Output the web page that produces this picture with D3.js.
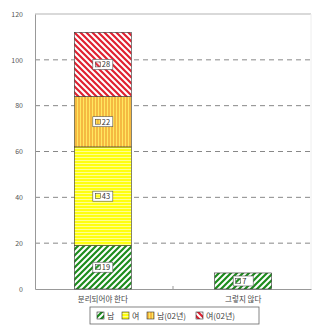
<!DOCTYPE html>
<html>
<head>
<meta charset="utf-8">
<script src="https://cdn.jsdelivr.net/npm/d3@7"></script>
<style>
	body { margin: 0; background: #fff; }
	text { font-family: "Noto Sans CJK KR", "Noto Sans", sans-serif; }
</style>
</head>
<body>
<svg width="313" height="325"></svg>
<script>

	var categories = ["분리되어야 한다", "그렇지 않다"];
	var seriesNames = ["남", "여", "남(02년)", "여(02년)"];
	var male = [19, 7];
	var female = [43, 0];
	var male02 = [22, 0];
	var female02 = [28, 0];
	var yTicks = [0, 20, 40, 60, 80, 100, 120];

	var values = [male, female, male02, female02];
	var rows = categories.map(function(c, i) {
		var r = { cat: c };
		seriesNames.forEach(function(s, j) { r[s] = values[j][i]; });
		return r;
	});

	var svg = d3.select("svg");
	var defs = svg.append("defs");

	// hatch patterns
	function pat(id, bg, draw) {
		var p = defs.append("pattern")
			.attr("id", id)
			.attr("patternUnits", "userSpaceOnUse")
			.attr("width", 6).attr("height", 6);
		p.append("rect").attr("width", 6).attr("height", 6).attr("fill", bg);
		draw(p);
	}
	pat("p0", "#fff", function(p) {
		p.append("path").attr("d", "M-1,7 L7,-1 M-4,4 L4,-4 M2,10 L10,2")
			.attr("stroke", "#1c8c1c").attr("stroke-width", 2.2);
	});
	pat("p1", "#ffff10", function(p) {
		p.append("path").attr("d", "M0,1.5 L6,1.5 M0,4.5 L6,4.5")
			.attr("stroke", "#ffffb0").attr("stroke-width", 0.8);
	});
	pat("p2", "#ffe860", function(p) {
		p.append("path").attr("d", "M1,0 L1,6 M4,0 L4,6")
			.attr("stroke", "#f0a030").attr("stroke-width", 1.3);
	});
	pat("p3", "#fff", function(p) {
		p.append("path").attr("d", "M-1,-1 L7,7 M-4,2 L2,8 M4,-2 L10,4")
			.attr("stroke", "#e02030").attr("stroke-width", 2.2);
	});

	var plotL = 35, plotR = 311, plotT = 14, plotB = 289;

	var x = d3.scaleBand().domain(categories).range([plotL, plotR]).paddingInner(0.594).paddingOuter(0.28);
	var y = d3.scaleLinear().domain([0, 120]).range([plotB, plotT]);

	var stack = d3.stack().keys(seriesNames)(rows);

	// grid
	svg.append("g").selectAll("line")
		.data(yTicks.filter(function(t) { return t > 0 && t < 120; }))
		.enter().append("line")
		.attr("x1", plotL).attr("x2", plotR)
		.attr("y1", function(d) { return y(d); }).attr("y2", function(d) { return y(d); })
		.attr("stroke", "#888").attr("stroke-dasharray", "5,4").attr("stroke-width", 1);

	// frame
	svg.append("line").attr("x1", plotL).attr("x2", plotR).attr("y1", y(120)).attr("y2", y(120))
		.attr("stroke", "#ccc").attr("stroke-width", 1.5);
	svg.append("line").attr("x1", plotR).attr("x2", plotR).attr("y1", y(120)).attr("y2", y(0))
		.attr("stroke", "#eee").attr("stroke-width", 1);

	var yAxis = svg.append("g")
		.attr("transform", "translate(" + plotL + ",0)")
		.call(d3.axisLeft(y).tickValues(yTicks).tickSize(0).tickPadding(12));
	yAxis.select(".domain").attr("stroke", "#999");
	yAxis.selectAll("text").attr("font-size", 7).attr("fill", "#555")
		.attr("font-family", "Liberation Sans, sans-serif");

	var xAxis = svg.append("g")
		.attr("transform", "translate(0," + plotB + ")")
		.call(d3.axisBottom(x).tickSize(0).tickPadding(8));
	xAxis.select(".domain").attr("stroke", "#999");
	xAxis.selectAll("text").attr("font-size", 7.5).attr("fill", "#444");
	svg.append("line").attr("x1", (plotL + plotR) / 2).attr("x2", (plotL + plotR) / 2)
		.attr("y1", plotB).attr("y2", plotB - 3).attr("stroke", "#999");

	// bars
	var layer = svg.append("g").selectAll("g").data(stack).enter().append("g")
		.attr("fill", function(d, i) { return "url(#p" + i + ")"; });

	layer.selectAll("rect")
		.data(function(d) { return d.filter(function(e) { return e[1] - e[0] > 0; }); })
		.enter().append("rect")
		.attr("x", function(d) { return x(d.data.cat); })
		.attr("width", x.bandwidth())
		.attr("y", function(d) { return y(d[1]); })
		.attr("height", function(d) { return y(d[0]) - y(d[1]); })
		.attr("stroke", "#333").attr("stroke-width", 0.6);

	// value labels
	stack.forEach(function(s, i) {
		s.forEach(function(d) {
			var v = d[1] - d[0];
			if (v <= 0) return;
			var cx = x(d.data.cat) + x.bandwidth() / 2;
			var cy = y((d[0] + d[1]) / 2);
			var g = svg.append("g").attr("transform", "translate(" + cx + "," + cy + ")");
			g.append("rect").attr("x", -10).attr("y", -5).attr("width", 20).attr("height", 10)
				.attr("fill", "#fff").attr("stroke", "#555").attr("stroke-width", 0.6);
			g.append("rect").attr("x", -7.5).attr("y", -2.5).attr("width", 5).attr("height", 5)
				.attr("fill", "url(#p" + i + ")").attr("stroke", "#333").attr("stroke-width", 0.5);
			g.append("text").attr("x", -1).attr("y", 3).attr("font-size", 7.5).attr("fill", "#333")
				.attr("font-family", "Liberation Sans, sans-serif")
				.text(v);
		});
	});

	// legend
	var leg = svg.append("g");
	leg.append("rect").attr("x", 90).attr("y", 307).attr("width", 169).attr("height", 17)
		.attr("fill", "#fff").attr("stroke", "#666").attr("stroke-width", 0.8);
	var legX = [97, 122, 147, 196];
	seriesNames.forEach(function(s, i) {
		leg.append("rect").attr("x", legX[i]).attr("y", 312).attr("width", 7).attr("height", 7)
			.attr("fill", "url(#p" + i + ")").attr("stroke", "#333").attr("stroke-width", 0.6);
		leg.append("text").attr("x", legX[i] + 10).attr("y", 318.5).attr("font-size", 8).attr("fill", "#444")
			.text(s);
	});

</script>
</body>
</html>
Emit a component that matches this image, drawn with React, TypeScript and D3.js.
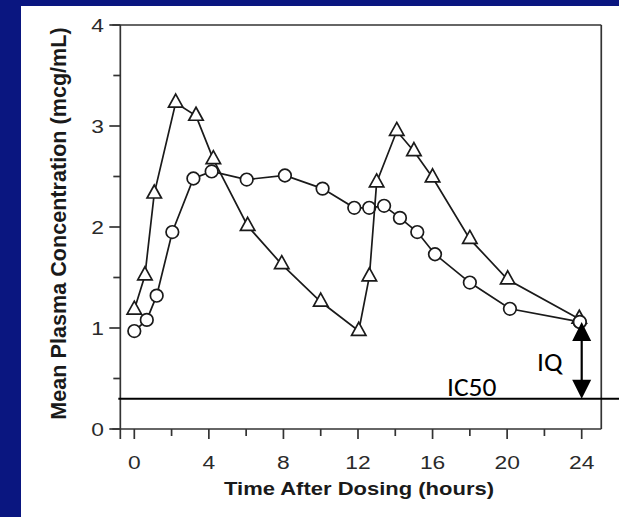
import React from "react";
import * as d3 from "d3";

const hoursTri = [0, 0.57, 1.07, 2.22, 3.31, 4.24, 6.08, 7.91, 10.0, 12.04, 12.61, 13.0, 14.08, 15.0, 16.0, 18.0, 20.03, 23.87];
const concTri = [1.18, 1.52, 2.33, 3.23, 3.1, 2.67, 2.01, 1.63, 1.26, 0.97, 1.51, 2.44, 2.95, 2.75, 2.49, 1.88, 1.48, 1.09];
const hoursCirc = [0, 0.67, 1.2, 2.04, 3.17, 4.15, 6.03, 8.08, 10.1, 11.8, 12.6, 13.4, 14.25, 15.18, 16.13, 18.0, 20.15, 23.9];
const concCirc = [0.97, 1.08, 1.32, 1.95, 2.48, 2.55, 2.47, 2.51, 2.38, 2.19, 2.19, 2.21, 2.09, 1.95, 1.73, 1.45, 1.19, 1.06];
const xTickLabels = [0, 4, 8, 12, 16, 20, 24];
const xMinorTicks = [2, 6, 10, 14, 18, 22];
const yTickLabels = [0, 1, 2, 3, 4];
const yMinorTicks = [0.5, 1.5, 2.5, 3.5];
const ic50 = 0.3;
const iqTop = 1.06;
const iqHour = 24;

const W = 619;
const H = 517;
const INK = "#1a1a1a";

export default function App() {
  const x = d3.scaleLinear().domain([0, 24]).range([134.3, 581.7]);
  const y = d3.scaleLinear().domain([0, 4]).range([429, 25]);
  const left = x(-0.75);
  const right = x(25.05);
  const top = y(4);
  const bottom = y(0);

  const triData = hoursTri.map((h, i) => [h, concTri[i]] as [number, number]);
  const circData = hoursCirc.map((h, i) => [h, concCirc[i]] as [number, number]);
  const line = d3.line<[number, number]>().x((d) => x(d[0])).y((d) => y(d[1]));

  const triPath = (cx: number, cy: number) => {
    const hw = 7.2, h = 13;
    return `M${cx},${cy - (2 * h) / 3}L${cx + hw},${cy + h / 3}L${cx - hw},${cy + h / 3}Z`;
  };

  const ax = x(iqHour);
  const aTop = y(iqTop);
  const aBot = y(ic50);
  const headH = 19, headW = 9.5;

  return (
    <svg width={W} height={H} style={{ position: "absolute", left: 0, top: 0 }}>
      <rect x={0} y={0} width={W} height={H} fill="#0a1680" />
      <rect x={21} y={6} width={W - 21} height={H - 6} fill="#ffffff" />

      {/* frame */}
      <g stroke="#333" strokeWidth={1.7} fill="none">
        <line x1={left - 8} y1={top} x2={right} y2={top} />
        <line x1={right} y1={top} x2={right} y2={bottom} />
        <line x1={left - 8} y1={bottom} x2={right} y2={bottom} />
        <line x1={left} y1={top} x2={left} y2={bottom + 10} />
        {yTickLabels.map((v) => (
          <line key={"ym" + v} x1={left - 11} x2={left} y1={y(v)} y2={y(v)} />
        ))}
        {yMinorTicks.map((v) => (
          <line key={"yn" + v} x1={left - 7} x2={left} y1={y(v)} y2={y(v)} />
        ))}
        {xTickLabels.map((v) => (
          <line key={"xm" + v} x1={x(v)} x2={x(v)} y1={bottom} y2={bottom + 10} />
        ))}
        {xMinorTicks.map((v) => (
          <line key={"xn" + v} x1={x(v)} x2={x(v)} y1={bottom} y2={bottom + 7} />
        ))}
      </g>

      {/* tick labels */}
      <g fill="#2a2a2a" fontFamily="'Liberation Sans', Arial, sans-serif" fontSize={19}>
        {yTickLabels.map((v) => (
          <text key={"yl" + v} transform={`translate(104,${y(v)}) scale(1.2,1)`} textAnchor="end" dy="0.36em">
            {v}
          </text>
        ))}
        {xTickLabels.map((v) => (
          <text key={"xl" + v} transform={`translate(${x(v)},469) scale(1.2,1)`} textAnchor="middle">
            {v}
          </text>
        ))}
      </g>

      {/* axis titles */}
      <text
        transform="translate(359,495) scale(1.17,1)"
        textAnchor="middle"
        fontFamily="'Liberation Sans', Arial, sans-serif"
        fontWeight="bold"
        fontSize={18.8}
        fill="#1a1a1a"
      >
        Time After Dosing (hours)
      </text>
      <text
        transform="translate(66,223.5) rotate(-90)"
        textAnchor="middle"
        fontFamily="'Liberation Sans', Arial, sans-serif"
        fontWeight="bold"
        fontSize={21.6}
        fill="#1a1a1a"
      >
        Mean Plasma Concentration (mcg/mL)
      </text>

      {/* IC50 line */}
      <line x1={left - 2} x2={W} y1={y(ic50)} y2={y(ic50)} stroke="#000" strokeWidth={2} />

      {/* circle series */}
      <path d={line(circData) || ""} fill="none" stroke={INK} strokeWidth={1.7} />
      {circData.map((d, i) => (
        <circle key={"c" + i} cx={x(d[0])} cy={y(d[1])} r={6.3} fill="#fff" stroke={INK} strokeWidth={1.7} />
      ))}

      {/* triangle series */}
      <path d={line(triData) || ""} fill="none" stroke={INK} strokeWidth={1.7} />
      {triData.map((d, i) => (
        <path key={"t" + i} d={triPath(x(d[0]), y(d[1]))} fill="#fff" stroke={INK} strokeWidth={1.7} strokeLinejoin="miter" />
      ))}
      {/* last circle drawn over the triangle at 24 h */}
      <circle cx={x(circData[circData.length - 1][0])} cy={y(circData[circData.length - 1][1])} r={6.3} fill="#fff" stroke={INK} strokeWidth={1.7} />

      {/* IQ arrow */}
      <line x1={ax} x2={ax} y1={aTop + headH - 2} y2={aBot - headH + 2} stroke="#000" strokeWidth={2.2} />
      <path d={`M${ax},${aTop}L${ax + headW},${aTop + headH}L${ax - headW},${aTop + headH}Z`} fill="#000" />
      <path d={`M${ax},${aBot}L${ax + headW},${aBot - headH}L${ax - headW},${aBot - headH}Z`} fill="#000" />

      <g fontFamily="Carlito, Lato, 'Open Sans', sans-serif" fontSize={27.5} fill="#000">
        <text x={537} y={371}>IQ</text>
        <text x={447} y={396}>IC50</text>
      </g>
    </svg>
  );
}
::::
## Instructions for the task
From the entries above, copy exactly the lines starting at the one with "Emit a component" and stopping at the one with "import * as", keeping both ends. Drop the pictures.

## Finished exercise
Emit a component that matches this image, drawn with React, TypeScript and D3.js.
import React from "react";
import * as d3 from "d3";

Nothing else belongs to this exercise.